In fact, Anderson says Budget 2016 made an investment of $197M over five years in oceans and freshwater science, allowing the creation of 18 new research positions in the province to conduct more research and improve stock assessments on commercial species.

The It’s Time for Change press release also blasted the federal government for letting the Northwest Atlantic Fisheries Organization (NAFO) manage NL fisheries. NAFO is an intergovernmental fisheries science and management body, that aims to assist the “rational management and conservation of the fishery resources of the NAFO Convention Area.” (That area includes NL waters.)

They want the Government of Canada to withdraw from the NAFO Convention. Indeed, former DFO Director Bob Applebaum once said, “NAFO reforms would hamper efforts to rebuild depleted stocks and prevent others from reaching critically low levels.”

“Despite 25 years of a groundfishery moratorium and the largest layoff [30,000 jobs] in Canadian history,” the press release reads, “DFO has failed to establish a rebuilding strategy, management goals, and targets for rebuilding the NL groundfishery.”

That’s … a little sweeping. There is a DFO website devoted to “Integrated Fisheries Management Plans,” and as DFO’s regional director says, fisheries management decisions are evidence-based, and their ultimate goal is to “conserve our important public resources so that they are available now and for future generations of Canadian fishers.”

Plus, a numbers-based document, “Seafood Industry Year in Review” released this spring has a section devoted to groundfish. There was an increase in groundfish landings of 20.1% in 2016 over 2015. In fact, groundfish landings have been consistently going up since 2012, so he have to hope that means healthier stock size. The report states a notable rise in landings for cod and flounders in particular, up 51.9% over last year, largely thanks to the expansion of the Northern Cod inshore fishery.

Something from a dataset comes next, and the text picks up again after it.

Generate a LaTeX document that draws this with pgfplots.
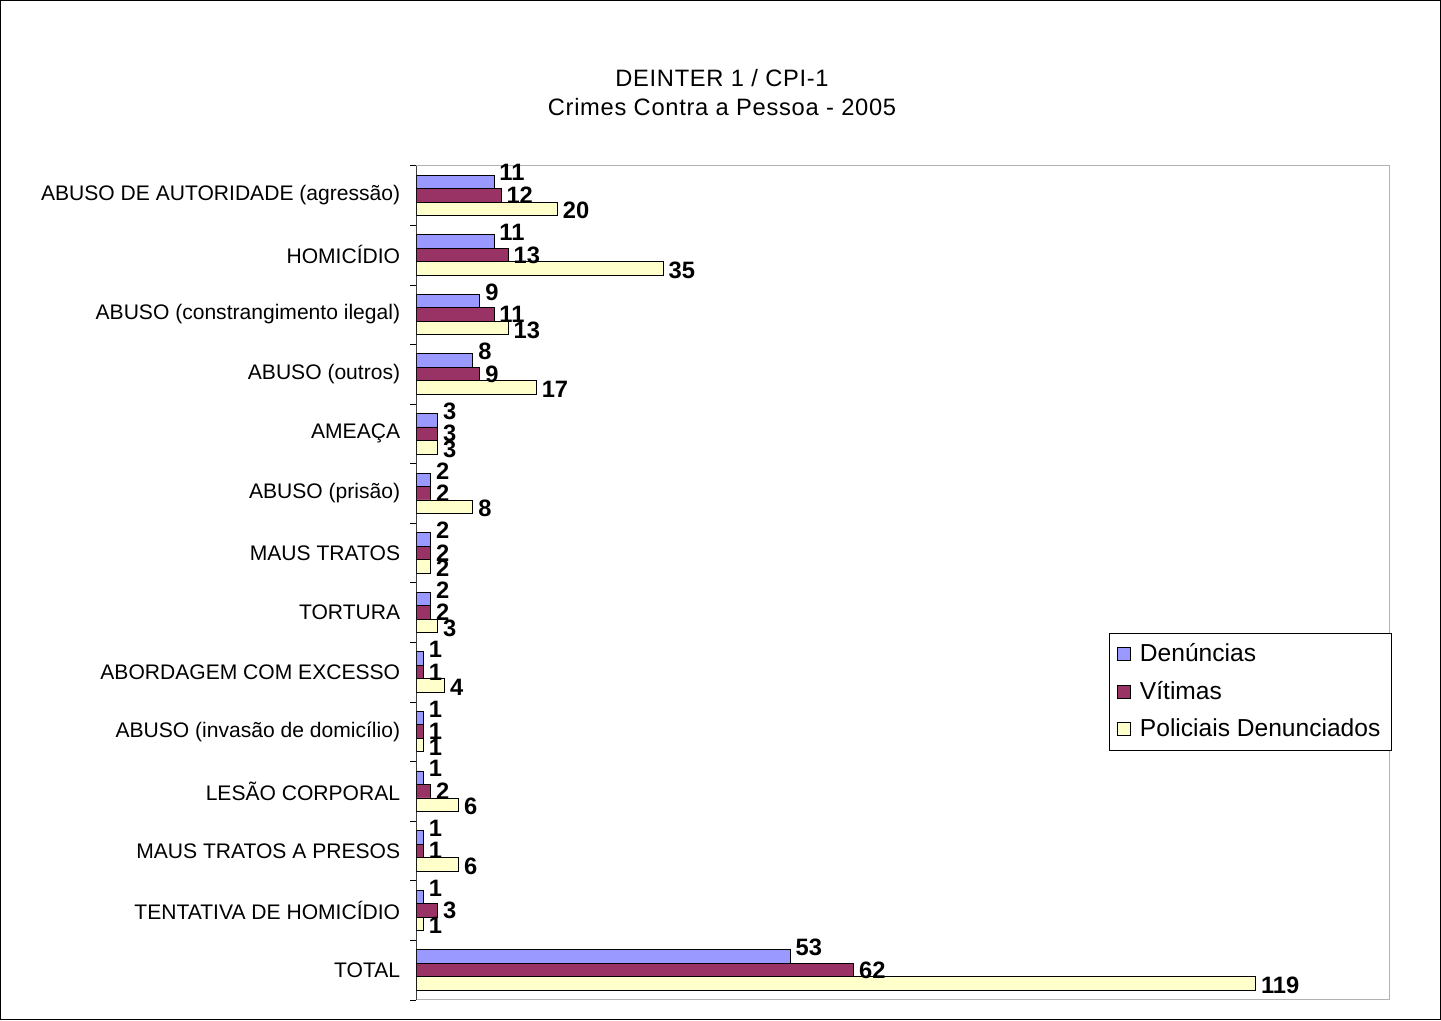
\documentclass[border=0pt]{standalone}
\usepackage{fontspec}
\setmainfont{Liberation Sans}
\usepackage{pgfplots}
\pgfplotsset{compat=1.18}
\definecolor{cDen}{RGB}{153,153,255}
\definecolor{cVit}{RGB}{153,51,102}
\definecolor{cPol}{RGB}{255,255,204}
\begin{document}
\begin{tikzpicture}
% frame of the whole chart: 1 px = 0.02 cm
\draw[black, line width=0.8pt] (0,0) rectangle (28.82cm,20.4cm);
\node[font=\fontsize{13.5}{17}\selectfont\addfontfeatures{LetterSpace=3}, align=center] at (14.44cm,18.56cm)
  {DEINTER 1 / CPI-1\\Crimes Contra a Pessoa - 2005};
\begin{axis}[
    at={(8.32cm,0.4cm)}, anchor=south west,
    scale only axis,
    width=19.48cm, height=16.7cm,
    xbar,
    bar width=0.27cm,
    xmin=0, xmax=138,
    ymin=-0.5, ymax=13.5,
    xtick=\empty,
    ytick={0,...,13},
    yticklabels={TOTAL, TENTATIVA DE HOMICÍDIO, MAUS TRATOS A PRESOS, LESÃO CORPORAL,
      ABUSO (invasão de domicílio), ABORDAGEM COM EXCESSO, TORTURA, MAUS TRATOS,
      ABUSO (prisão), AMEAÇA, ABUSO (outros), ABUSO (constrangimento ilegal),
      HOMICÍDIO, ABUSO DE AUTORIDADE (agressão)},
    major tick length=0pt,
    minor ytick={-0.5,0.5,...,13.5},
    minor tick length=0.12cm,
    tick align=outside,
    ytick pos=left,
    minor tick style={black},
    axis line style={draw=gray!60},
    y tick label style={font=\fontsize{12}{14}\selectfont, xshift=-0.2cm},
    point meta=x,
    nodes near coords,
    nodes near coords style={font=\fontsize{13.5}{15}\selectfont\bfseries, anchor=west, inner sep=3pt},
    /pgf/number format/assume math mode=true,
    legend image code/.code={\draw[#1, draw=black] (0cm,-0.13cm) rectangle (0.26cm,0.13cm);},
    legend style={at={(1.002,0.44)}, anchor=north east, draw=black,
      font=\fontsize{14}{16}\selectfont, row sep=0.2cm, column sep=0.12cm, inner sep=4pt},
    legend cell align=left,
]
\addplot[fill=cDen, draw=black, bar shift=0.27cm,
  every node near coord/.append style={yshift=0.18cm}] coordinates {
  (11,13) (11,12) (9,11) (8,10) (3,9) (2,8) (2,7) (2,6) (1,5) (1,4) (1,3) (1,2) (1,1) (53,0)};
\addplot[fill=cVit, draw=black, bar shift=0cm] coordinates {
  (12,13) (13,12) (11,11) (9,10) (3,9) (2,8) (2,7) (2,6) (1,5) (1,4) (2,3) (1,2) (3,1) (62,0)};
\addplot[fill=cPol, draw=black, bar shift=-0.27cm,
  every node near coord/.append style={yshift=-0.04cm}] coordinates {
  (20,13) (35,12) (13,11) (17,10) (3,9) (8,8) (2,7) (3,6) (4,5) (1,4) (6,3) (6,2) (1,1) (119,0)};
\legend{Denúncias, Vítimas, Policiais Denunciados}
\draw[black] (rel axis cs:0,0) -- (rel axis cs:0,1);
\end{axis}
\end{tikzpicture}
\end{document}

So, someone’s done something go get the cod stocks back from the brink? That said, as the It’s Time for Change movement points out, how did we let shrimp get to such a bad place recently? “Species, including crab, shrimp and capelin stocks under DFO’s control have collapsed,” they say, infering that “DFO management has proven that it cannot be trusted to fix what has been broken.”

They’re not wrong that the shellfish industry; the shrimp and snow crab fisheries are hurting right now, but the lower landings are the result of management-imposed quota reductions, meant to ensure the conservation of those species, and therefore the long term viability of those fisheries … so, that;s just good management, right? Feel free to correct me in the comments, but lowering population numbers should mean quota reductions; that’s just good management.

Yes, it’s horrible that the landed value of our shellfish industry was down $568 million in 2016 on account of temporarily lowered quotas. Those conservation efforts have yielded the worst landings of shellfish in 20 years, but short-term pain for longterm gain right? Isn’t that just sound management, to prevent collapsing the fishery altogether?